=== Material for the task ===

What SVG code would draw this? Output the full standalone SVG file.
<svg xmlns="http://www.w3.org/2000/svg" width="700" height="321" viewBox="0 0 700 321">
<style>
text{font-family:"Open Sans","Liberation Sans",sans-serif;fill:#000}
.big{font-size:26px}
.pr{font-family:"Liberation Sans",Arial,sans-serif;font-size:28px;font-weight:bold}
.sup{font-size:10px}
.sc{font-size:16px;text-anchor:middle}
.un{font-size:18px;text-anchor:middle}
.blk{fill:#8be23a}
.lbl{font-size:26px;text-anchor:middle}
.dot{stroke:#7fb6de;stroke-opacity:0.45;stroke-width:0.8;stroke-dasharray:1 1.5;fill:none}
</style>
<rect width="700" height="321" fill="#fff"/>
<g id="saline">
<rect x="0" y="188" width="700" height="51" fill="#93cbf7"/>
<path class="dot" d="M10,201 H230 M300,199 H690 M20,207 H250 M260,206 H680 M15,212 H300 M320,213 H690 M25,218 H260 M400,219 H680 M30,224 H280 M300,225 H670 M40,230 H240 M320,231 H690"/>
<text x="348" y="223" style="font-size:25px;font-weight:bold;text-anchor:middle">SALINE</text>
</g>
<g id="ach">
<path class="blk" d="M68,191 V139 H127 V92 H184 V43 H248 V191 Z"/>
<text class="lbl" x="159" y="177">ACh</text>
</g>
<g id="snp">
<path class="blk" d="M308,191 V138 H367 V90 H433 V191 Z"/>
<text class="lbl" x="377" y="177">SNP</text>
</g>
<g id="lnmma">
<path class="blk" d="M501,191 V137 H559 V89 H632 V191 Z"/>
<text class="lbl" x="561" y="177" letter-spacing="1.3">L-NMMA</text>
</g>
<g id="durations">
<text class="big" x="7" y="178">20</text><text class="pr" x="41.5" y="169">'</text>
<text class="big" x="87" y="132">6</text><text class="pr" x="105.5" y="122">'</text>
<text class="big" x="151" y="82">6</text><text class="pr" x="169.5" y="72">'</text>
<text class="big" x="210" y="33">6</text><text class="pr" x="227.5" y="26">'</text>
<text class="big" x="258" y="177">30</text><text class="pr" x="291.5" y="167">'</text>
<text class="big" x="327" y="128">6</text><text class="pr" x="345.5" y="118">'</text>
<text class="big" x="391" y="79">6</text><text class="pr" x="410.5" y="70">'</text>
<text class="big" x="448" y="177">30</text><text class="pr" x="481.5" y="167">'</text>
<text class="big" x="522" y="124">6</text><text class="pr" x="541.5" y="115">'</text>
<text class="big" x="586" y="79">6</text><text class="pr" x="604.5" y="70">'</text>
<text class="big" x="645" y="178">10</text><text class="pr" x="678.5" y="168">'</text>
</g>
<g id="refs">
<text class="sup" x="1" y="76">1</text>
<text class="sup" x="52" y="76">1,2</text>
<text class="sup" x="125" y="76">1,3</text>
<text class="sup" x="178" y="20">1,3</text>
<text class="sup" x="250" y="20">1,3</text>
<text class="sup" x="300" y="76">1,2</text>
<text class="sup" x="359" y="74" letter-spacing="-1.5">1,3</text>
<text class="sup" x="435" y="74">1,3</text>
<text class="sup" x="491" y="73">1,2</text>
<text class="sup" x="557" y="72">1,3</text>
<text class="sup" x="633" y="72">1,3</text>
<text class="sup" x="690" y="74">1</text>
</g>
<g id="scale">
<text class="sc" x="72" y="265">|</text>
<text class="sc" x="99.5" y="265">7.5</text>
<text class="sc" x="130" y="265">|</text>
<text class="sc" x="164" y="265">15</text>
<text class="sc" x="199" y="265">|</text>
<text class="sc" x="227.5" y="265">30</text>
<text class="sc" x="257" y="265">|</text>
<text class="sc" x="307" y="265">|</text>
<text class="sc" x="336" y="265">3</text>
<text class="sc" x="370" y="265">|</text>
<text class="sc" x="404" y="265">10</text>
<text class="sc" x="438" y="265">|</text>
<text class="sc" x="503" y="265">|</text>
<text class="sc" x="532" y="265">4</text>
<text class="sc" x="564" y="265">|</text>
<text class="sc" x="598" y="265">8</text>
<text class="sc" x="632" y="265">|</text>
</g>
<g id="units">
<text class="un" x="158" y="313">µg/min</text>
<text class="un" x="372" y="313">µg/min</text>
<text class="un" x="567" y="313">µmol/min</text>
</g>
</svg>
* * *
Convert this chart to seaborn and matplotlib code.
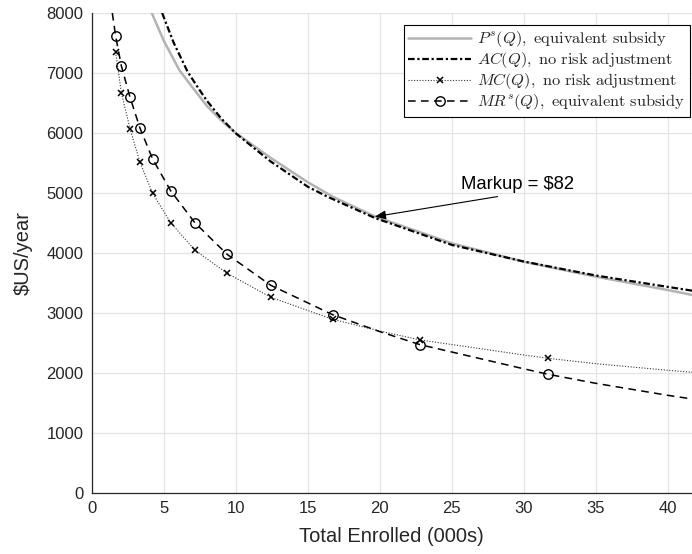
* * *
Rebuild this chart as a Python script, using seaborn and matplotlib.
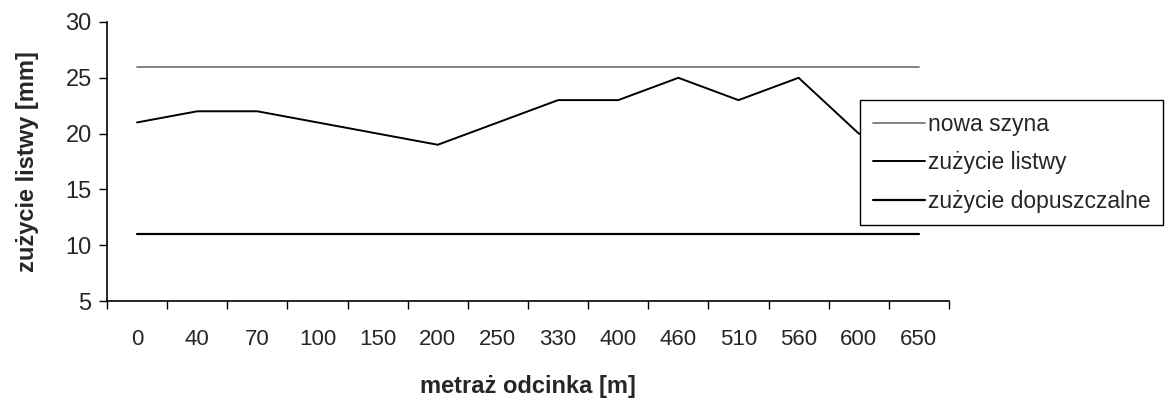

=== What this task involves ===
Copy each line containing the word "seaborn" from the data.

=== Output below ===
Convert this chart to seaborn and matplotlib code.
Rebuild this chart as a Python script, using seaborn and matplotlib.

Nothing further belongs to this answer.